» What you will do
Repeat every line exactly, keeping the pictures out of the copy.

§ §

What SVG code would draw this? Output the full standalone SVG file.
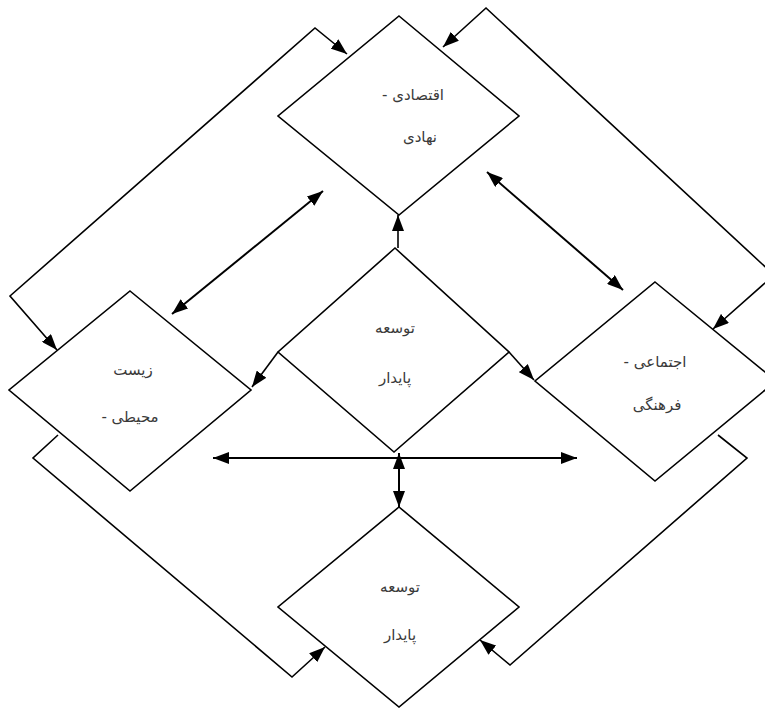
<svg xmlns="http://www.w3.org/2000/svg" width="765" height="708" viewBox="0 0 765 708">
<defs>
<style>
.node polygon{fill:#fff;stroke:#000;stroke-width:1.6}
.node text{font-family:"DejaVu Sans","Noto Sans",sans-serif;font-size:15px;fill:#3a3a3a;text-anchor:middle;direction:rtl}
.conn polyline,.conn line{fill:none;stroke:#000;stroke-width:1.6}
.conn .dbl{stroke-width:2}
</style>
<marker id="ah" viewBox="0 0 16 12" refX="16" refY="6" markerWidth="16" markerHeight="12" markerUnits="userSpaceOnUse" orient="auto-start-reverse">
<path d="M0,0 L16,6 L0,12 z" fill="#000"/>
</marker>
</defs>
<rect width="765" height="708" fill="#fff"/>
<g id="node-top" class="node">
<polygon points="399,16 519,116 399,215 278,116"/>
<text x="413" y="100">اقتصادی -</text>
<text x="420" y="142">نهادی</text>
</g>
<g id="node-left" class="node">
<polygon points="130,291 251,390 130,491 9,390"/>
<text x="133" y="375">زیست</text>
<text x="130" y="422">محیطی -</text>
</g>
<g id="node-right" class="node">
<polygon points="655,282 776,381 655,481 535,381"/>
<text x="655" y="367">اجتماعی -</text>
<text x="657" y="410">فرهنگی</text>
</g>
<g id="node-center" class="node">
<polygon points="395,248 509,352 394,452 278,352"/>
<text x="395" y="333">توسعه</text>
<text x="395" y="383">پایدار</text>
</g>
<g id="node-bottom" class="node">
<polygon points="399,507 519,607 399,707 278,607"/>
<text x="400" y="592">توسعه</text>
<text x="400" y="640">پایدار</text>
</g>
<g id="connectors" class="conn">
<polyline points="347,54 315,28 10,296 57,350" marker-start="url(#ah)" marker-end="url(#ah)"/>
<polyline points="443,47 486,8 774,275 713,329" marker-start="url(#ah)" marker-end="url(#ah)"/>
<polyline points="58,435 33,458 292,677 325,647" marker-end="url(#ah)"/>
<polyline points="718,435 747,458 510,665 480,640" marker-end="url(#ah)"/>
<line class="dbl" x1="323" y1="191" x2="172" y2="314" marker-start="url(#ah)" marker-end="url(#ah)"/>
<line class="dbl" x1="487" y1="172" x2="623" y2="290" marker-start="url(#ah)" marker-end="url(#ah)"/>
<line x1="278" y1="352" x2="252" y2="387" marker-end="url(#ah)"/>
<line x1="509" y1="352" x2="534" y2="380" marker-end="url(#ah)"/>
<line x1="398" y1="248" x2="398" y2="215" marker-end="url(#ah)"/>
<line class="dbl" x1="213" y1="458" x2="577" y2="458" marker-start="url(#ah)" marker-end="url(#ah)"/>
<line class="dbl" x1="399" y1="453" x2="399" y2="507" marker-start="url(#ah)" marker-end="url(#ah)"/>
</g>
</svg>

§ §

» Problem solution
What SVG code would draw this? Output the full standalone SVG file.
<svg xmlns="http://www.w3.org/2000/svg" width="765" height="708" viewBox="0 0 765 708">
<defs>
<style>
.node polygon{fill:#fff;stroke:#000;stroke-width:1.6}
.node text{font-family:"DejaVu Sans","Noto Sans",sans-serif;font-size:15px;fill:#3a3a3a;text-anchor:middle;direction:rtl}
.conn polyline,.conn line{fill:none;stroke:#000;stroke-width:1.6}
.conn .dbl{stroke-width:2}
</style>
<marker id="ah" viewBox="0 0 16 12" refX="16" refY="6" markerWidth="16" markerHeight="12" markerUnits="userSpaceOnUse" orient="auto-start-reverse">
<path d="M0,0 L16,6 L0,12 z" fill="#000"/>
</marker>
</defs>
<rect width="765" height="708" fill="#fff"/>
<g id="node-top" class="node">
<polygon points="399,16 519,116 399,215 278,116"/>
<text x="413" y="100">اقتصادی -</text>
<text x="420" y="142">نهادی</text>
</g>
<g id="node-left" class="node">
<polygon points="130,291 251,390 130,491 9,390"/>
<text x="133" y="375">زیست</text>
<text x="130" y="422">محیطی -</text>
</g>
<g id="node-right" class="node">
<polygon points="655,282 776,381 655,481 535,381"/>
<text x="655" y="367">اجتماعی -</text>
<text x="657" y="410">فرهنگی</text>
</g>
<g id="node-center" class="node">
<polygon points="395,248 509,352 394,452 278,352"/>
<text x="395" y="333">توسعه</text>
<text x="395" y="383">پایدار</text>
</g>
<g id="node-bottom" class="node">
<polygon points="399,507 519,607 399,707 278,607"/>
<text x="400" y="592">توسعه</text>
<text x="400" y="640">پایدار</text>
</g>
<g id="connectors" class="conn">
<polyline points="347,54 315,28 10,296 57,350" marker-start="url(#ah)" marker-end="url(#ah)"/>
<polyline points="443,47 486,8 774,275 713,329" marker-start="url(#ah)" marker-end="url(#ah)"/>
<polyline points="58,435 33,458 292,677 325,647" marker-end="url(#ah)"/>
<polyline points="718,435 747,458 510,665 480,640" marker-end="url(#ah)"/>
<line class="dbl" x1="323" y1="191" x2="172" y2="314" marker-start="url(#ah)" marker-end="url(#ah)"/>
<line class="dbl" x1="487" y1="172" x2="623" y2="290" marker-start="url(#ah)" marker-end="url(#ah)"/>
<line x1="278" y1="352" x2="252" y2="387" marker-end="url(#ah)"/>
<line x1="509" y1="352" x2="534" y2="380" marker-end="url(#ah)"/>
<line x1="398" y1="248" x2="398" y2="215" marker-end="url(#ah)"/>
<line class="dbl" x1="213" y1="458" x2="577" y2="458" marker-start="url(#ah)" marker-end="url(#ah)"/>
<line class="dbl" x1="399" y1="453" x2="399" y2="507" marker-start="url(#ah)" marker-end="url(#ah)"/>
</g>
</svg>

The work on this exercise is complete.